Pro se complaints are held to a less stringent standard than those drafted by attorneys, Gordon v. Leeke, 574 F.2d 1147, 1151 (4th Cir. 1978), and a federal district court is charged with liberally construing a complaint filed by a pro se litigant to allow the development of a potentially meritorious case. Erickson v. Pardus, 551 U.S. 89, 94 (2007). When a federal court is evaluating a pro se complaint, the plaintiff's allegations are assumed to be true. De'Lonta v. Angelone, 330 F.3d 630, 630 n.1 (4th Cir. 2003). Nevertheless, the requirement of liberal construction does not mean that this court can ignore a clear failure in the pleading to allege facts which set forth a claim currently cognizable in a federal district court. Weller v. Dep't of Soc. Servs., 901 F.2d 387, 391 (4th Cir. 1990). Even under this less stringent standard, the Complaint filed in this case is subject to summary dismissal under the provisions of 28 U.S.C. § 1915(e)(2)(B).
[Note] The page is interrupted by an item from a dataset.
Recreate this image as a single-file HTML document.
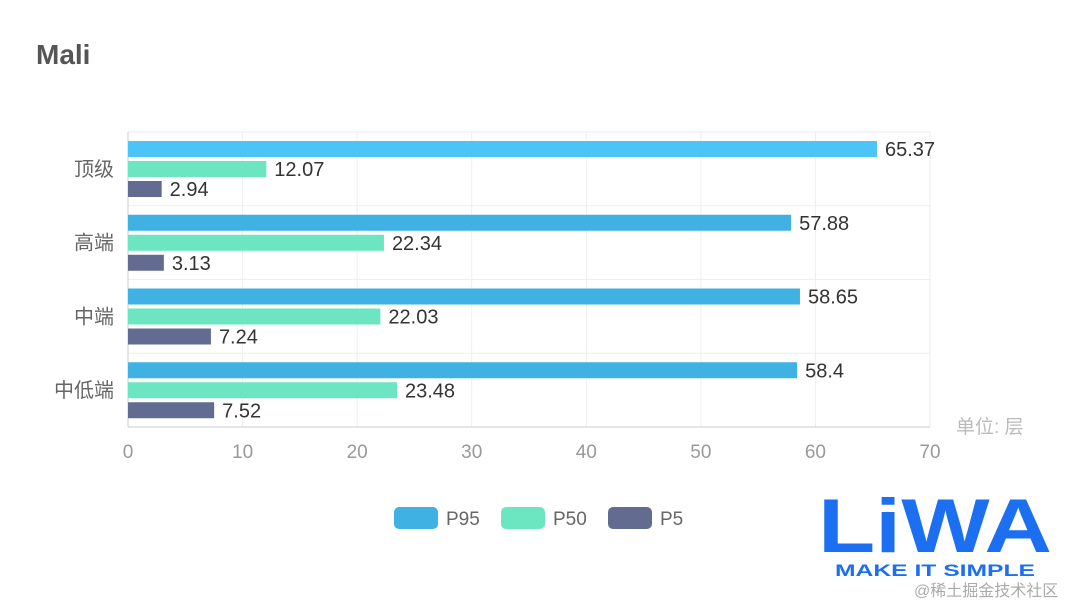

III. Discussion
To the extent that Plaintiff requests injunctive relief from this court in the nature of an order to the State of South Carolina to release him from detention, this case is barred by the doctrine established by Younger v. Harris, 401 U.S. 37 (1971) and its progeny. Younger and other similar cases hold that, absent extraordinary circumstances, federal courts are not authorized to interfere with a state's pending criminal proceedings. See, e.g., Younger, 401 U.S. at 44; Cinema Blue of Charlotte, Inc. v. Gilchrist, 887 F.2d 49, 50-53 (4th Cir. 1989). In the Cinema Blue case, the United States Court of Appeals for the Fourth Circuit ruled that federal district courts should abstain from constitutional challenges to state judicial proceedings, no matter how meritorious, if the federal claims have been or could be presented in an ongoing state judicial proceeding. 887 F.2d at 52. Moreover, the Anti-Injunction Act, 28 U.S.C. § 2283, expressly prohibits this Court from enjoining such proceedings. Bonner v. Circuit Ct. of St. Louis, 526 F.2d 1331, 1336 (8th Cir. 1975). In Bonner, the United States Court of Appeals for the Eighth Circuit pointed out that federal constitutional claims are cognizable in both state courts and in federal courts: "Congress and the federal courts have consistently recognized that federal courts should permit state courts to try state cases, and that, where constitutional issues arise, state court judges are fully competent to handle them subject to Supreme Court review." Id.; see also D.C. Court of Appeals v. Feldman, 460 U.S. 462, 476 (1983) (federal courts cannot review state court proceedings in an appellate sense); Gurley v. Superior Ct. of Mecklenburg Cnty., 411 F.2d 586, 587-88 (4th Cir. 1969) (federal courts may not issue writs of mandamus against state courts); Craigo v. Hey, 624 F. Supp. 414 (S.D.W. Va. 1985) (same).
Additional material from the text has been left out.